I must admit reading the abstract made me think to myself that I should read the...

jxmorris12 · 2025-05-21T19:59:22 1747857562

Very fair!

> Does this extend to being able to analytically determine which concepts are encodable in one embedding but not another? An embedding from a deft tiny stories LLM presumably cannot encode concepts about RNA replication.

Yeah, this is a great point. We're mostly building off of this prior work on the Platonic Representation Hypothesis (https://arxiv.org/abs/2405.07987). I think our findings go-so-far as to apply to large-enough models that are well-enough trained on The Internet. So, text and images. Maybe audio, too, if the audio is scraped from the Internet.

So I don't think your tinystories example qualifies for the PRH, since it's not enough data and it's not representative of the whole Internet. And RNA data is (I would guess) something very different altogether.
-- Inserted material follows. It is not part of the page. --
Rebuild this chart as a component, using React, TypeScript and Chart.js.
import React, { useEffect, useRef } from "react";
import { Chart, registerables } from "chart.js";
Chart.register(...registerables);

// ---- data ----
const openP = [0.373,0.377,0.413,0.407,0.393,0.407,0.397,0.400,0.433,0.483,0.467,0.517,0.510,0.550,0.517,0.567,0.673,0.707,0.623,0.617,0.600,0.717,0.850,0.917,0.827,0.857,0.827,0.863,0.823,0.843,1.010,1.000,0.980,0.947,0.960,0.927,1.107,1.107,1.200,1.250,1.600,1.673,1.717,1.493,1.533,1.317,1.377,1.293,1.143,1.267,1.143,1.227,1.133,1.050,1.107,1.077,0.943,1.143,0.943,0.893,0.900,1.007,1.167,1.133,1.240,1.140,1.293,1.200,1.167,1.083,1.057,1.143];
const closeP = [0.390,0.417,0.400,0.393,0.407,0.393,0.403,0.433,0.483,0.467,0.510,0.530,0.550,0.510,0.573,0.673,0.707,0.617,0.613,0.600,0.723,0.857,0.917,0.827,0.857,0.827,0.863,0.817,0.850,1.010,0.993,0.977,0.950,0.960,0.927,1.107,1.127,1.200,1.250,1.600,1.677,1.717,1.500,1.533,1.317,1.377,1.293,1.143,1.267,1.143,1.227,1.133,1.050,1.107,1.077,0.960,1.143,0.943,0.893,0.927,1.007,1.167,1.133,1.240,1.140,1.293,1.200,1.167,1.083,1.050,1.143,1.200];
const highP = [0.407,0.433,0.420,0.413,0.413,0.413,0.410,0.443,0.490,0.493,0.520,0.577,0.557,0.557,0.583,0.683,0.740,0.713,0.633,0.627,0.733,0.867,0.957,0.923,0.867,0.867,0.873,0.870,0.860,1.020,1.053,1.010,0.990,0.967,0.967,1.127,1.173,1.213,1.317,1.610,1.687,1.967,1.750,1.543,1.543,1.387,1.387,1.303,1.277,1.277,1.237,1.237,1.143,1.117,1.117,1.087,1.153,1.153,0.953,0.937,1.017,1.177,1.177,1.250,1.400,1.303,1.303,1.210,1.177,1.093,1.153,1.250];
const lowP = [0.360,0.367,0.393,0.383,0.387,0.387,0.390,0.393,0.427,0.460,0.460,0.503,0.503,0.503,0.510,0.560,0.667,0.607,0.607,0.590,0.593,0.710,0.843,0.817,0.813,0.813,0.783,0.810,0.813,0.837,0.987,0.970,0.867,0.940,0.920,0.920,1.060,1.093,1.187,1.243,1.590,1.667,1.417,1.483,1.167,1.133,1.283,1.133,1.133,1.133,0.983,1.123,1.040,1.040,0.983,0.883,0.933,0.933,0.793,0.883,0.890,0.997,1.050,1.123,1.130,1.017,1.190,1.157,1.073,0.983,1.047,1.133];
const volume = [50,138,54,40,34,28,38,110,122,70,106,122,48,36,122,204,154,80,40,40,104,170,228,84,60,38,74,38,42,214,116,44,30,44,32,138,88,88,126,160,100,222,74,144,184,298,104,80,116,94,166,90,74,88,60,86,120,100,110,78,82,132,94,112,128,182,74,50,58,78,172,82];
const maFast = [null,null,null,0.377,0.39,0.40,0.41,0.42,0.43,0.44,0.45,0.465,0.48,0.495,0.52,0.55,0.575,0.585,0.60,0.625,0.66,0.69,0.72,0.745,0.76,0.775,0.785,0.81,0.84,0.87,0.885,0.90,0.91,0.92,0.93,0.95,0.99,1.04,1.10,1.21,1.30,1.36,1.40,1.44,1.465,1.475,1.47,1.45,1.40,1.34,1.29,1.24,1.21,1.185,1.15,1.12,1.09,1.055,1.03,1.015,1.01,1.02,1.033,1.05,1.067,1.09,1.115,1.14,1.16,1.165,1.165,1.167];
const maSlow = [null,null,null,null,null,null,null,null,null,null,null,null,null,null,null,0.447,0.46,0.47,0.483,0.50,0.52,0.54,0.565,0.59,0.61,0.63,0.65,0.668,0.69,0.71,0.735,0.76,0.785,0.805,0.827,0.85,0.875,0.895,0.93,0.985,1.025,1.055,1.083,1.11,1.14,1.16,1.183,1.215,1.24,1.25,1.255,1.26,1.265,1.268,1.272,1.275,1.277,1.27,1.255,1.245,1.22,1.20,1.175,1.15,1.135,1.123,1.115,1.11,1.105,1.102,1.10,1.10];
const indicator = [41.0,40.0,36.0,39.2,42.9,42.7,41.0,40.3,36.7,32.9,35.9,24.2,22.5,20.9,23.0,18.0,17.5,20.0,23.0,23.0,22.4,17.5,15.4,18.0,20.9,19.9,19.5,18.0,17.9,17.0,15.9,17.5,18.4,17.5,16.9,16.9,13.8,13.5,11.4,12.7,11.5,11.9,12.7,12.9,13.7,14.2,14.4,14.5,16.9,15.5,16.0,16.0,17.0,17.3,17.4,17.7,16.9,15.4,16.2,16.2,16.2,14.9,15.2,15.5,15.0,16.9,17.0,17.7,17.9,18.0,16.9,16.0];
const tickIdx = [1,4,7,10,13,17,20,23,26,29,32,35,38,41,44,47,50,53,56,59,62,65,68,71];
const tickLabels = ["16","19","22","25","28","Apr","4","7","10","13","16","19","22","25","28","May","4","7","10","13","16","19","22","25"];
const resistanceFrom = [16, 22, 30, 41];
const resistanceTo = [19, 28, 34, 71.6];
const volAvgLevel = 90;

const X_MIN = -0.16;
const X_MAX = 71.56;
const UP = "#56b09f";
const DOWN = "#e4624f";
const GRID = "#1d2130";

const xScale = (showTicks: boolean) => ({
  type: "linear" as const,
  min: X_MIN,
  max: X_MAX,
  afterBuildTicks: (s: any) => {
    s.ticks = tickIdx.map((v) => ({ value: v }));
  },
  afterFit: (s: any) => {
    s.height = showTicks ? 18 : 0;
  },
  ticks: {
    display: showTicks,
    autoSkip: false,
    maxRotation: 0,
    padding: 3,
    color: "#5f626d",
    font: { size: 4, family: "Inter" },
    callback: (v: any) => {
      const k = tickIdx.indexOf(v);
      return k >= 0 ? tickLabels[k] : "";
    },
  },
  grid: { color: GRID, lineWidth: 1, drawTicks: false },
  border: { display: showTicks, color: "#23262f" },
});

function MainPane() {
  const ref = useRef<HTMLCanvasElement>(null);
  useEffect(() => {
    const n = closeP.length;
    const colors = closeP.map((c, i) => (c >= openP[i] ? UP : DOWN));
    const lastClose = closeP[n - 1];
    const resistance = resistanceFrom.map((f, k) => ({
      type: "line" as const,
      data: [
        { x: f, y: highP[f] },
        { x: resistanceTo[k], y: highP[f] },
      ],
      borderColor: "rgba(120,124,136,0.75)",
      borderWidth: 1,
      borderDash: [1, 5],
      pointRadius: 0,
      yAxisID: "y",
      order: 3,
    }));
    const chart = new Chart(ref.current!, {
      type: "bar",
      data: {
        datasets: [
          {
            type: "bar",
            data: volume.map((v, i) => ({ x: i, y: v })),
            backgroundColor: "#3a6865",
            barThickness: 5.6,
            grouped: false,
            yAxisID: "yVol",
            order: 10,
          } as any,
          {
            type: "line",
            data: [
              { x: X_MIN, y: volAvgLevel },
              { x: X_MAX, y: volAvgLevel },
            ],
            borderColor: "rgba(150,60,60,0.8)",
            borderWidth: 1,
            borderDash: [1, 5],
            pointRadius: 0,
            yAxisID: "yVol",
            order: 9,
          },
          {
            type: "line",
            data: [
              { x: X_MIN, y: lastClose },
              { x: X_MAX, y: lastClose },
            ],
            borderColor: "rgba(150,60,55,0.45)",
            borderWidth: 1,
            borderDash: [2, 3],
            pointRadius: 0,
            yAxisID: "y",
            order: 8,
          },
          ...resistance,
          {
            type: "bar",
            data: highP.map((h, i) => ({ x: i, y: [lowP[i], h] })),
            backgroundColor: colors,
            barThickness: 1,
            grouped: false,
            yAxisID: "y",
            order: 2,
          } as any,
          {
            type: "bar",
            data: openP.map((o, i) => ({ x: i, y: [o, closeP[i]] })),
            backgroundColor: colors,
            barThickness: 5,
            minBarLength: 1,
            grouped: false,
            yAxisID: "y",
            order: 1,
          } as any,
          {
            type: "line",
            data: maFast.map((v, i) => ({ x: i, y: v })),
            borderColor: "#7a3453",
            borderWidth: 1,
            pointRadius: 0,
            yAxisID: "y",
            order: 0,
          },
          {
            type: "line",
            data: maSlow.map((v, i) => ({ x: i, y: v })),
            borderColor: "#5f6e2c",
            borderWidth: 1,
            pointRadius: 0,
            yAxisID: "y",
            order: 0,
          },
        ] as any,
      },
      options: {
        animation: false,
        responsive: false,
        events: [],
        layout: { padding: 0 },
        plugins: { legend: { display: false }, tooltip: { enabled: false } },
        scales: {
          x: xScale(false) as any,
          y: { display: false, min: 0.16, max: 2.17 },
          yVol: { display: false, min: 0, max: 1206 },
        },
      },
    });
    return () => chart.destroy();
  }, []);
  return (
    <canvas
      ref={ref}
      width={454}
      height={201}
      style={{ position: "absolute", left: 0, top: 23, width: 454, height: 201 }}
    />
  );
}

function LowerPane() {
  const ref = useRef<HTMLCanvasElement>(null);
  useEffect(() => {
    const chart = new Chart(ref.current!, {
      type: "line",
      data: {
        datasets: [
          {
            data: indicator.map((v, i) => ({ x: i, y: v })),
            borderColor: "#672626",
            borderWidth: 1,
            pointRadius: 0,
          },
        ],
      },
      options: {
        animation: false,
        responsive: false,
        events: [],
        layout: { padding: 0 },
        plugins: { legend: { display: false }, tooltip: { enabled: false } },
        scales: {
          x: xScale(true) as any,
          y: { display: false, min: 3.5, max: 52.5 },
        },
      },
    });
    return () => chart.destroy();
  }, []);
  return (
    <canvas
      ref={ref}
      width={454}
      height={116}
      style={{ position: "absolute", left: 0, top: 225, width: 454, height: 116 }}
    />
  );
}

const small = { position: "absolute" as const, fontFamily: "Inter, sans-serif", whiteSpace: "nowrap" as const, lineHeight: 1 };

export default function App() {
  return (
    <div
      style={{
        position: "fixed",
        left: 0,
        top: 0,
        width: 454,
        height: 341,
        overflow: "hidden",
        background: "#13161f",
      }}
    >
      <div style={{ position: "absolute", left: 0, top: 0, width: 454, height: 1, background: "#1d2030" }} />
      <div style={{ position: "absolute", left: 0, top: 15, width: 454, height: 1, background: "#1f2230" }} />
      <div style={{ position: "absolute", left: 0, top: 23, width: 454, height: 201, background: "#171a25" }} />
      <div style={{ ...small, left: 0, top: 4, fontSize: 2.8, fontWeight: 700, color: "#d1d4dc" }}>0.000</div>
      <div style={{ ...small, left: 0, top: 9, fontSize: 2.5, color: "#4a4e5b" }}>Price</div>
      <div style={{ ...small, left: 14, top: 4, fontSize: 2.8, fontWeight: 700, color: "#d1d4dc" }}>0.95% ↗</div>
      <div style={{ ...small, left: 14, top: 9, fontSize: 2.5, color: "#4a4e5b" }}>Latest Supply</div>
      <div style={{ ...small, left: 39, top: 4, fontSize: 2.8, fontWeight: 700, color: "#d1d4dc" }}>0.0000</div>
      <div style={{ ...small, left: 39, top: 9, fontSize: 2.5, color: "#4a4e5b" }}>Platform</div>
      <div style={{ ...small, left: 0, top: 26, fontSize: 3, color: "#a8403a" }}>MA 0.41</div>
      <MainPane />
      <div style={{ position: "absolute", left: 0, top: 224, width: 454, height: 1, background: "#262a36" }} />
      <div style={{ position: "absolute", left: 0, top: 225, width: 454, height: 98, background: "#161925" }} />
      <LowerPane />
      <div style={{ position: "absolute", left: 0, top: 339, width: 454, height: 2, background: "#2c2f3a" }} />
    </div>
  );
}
> Assuming that is true. If you can detect when you are trying to put a square peg into a round hole, does this mean you have the ability to remove square holes from a system?
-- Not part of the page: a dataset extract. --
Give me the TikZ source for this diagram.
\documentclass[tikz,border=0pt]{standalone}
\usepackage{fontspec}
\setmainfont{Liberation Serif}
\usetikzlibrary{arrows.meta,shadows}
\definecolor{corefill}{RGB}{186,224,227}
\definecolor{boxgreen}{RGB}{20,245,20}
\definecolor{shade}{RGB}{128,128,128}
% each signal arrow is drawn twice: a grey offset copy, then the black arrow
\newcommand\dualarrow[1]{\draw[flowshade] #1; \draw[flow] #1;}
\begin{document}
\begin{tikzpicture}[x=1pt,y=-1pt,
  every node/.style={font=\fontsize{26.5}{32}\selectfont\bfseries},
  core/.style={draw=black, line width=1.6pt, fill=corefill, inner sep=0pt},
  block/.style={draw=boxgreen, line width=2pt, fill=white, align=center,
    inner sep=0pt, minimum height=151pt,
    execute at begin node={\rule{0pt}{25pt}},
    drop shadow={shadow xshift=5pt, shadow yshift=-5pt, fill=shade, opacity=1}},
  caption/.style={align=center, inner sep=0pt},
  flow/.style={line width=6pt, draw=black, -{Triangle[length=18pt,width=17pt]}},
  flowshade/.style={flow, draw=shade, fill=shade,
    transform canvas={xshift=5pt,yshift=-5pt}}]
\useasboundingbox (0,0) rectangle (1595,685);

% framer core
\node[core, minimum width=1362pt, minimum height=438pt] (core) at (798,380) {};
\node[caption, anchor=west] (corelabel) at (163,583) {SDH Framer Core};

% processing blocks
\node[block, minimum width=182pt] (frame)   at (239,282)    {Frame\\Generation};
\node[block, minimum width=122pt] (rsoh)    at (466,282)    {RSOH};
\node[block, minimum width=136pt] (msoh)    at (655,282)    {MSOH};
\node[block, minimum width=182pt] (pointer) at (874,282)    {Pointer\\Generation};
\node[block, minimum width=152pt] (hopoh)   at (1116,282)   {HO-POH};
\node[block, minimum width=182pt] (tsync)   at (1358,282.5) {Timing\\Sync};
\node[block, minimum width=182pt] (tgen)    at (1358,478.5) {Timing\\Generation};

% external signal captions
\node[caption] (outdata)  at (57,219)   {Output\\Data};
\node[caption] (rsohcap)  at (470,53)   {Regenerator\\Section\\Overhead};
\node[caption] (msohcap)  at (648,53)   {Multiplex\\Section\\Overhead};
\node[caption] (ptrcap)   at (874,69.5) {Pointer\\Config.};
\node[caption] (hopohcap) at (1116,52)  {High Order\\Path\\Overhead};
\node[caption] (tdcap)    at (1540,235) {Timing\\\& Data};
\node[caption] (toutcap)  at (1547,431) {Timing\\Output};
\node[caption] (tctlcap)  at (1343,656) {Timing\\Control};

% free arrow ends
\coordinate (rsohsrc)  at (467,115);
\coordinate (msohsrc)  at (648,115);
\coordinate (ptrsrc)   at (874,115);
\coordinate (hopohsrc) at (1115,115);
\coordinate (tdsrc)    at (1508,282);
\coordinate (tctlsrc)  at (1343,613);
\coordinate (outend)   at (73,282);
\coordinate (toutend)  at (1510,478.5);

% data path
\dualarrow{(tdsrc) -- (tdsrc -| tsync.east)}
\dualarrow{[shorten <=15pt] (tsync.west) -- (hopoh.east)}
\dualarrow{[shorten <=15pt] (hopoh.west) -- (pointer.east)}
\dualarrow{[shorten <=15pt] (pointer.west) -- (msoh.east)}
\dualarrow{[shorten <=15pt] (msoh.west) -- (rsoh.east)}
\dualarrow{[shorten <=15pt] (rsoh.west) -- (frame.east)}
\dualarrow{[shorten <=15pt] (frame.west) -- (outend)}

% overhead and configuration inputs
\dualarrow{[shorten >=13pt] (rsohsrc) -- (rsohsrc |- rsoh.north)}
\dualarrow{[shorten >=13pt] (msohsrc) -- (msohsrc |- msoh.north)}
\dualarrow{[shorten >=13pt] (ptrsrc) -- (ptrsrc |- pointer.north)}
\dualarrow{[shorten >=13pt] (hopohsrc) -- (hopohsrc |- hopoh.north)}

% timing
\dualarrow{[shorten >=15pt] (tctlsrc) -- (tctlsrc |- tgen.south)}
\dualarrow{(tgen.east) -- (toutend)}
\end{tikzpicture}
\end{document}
Not sure I follow this part.

Lerc · 2025-05-21T20:22:38 1747858958

>So I don't think your tinystories example qualifies for the PRH, since it's not enough data and it's not representative of the whole Internet. And RNA data is (I would guess) something very different altogether.

My thought there was that you'd be comparing tinystories to a model that trained on the entire internet. The RNA related information would be a subset of the second representation that has no comparable encoding in the tinystories space. Can you detect that? If both models have to be of sufficient scale to work the question becomes "what is the scale, is it sliding or a threshold? "
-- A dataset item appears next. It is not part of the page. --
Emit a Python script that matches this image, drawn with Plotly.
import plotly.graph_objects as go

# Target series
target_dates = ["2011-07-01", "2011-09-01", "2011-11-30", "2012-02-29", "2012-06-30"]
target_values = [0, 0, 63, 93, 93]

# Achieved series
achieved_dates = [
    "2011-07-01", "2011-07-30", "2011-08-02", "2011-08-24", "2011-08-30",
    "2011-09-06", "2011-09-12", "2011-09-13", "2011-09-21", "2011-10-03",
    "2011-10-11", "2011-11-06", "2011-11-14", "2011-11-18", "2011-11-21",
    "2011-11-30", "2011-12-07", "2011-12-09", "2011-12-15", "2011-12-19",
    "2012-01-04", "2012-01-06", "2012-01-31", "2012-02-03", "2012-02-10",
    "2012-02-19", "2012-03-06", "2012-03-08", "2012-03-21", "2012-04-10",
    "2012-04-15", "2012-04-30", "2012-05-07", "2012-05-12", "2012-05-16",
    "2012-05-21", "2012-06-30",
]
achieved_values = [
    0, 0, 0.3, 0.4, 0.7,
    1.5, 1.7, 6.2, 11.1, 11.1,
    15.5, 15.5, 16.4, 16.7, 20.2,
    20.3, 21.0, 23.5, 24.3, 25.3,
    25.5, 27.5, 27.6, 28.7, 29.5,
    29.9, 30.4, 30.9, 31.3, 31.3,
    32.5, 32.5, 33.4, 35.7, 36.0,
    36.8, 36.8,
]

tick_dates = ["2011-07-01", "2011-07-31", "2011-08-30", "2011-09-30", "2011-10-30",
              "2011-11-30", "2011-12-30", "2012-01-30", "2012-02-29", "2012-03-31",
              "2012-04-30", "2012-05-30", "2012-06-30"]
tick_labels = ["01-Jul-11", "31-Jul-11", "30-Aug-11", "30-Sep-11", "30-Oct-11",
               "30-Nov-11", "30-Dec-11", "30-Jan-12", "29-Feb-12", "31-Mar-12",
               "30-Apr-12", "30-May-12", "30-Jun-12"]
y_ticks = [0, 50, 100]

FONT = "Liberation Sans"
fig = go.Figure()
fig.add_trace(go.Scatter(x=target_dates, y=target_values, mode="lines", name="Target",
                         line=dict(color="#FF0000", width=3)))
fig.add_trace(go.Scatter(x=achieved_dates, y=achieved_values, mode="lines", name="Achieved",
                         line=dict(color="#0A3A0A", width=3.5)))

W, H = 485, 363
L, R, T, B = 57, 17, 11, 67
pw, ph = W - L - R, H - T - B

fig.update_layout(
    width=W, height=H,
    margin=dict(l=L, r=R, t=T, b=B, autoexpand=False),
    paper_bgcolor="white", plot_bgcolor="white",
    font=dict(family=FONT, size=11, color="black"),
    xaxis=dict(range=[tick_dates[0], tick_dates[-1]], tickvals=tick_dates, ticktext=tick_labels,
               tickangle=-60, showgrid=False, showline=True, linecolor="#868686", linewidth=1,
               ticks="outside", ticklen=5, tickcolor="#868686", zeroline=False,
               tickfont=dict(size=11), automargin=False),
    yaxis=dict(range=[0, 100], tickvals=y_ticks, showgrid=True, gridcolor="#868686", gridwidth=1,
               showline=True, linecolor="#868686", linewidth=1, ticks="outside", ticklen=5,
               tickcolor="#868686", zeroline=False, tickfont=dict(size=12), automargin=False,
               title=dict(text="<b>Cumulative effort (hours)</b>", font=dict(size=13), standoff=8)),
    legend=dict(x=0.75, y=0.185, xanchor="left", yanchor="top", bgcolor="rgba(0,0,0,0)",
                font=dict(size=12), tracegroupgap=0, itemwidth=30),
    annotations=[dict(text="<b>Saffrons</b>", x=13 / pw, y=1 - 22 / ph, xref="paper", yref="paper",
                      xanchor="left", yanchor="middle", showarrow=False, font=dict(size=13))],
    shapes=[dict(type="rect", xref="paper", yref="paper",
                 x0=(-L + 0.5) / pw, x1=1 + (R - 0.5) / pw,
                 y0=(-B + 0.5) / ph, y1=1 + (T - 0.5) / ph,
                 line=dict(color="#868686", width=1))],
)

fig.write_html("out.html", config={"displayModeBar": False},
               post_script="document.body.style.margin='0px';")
>> Assuming that is true. If you can detect when you are trying to put a square peg into a round hole, does this mean you have the ability to remove square holes from a system?

>Not sure I follow this part.

Perhaps the metaphor doesn't work so well. If you can detect if something is encodable in one embedding model but not another. Can you then leverage that detection ability in order to modify an embedding model so that it cannot represent an idea.

eximius · 2025-05-21T22:43:13 1747867393

As I read the paper, you would be able to detect it in a couple of ways

1. possibly high loss where the models don't have compatible embedding concepts 2. given a sufficient "sample" of vectors from each space, projecting them to the same backbone would show clusters where they have mismatched concepts

It's not obvious to me how you'd use either of those to tweak the vector space of one to not represent some concept, though.

But if you just wanted to make an embedding that is unable to represent some concept, presumably you could already do that by training disjoin "unrepresentable concepts" to a single point.

oofbey · 2025-05-21T21:55:20 1747864520

I read a lot of AI papers on arxiv, and it's been a while since I read one where the first line of the abstract had me scoffing and done.

> We introduce the FIRST method for translating text embeddings from one vector space to another without any paired data

(emphasis mine)

Nope. I'm not gonna go a literature search for you right now and find the references, but this is certainly not the first attempt to do unsupervised alignment of embeddings, text or otherwise. People were doing this back in ~2016.

austinpilot · 2025-05-22T00:52:12 1747875132

There has been plenty of work on alignment of embeddings, a lot of it cited in the paper. This paper solves the problem of translation, where (unlike in word alignment) there isn't already a set of candidate vectors in the target embedding space. It's generation, not matching.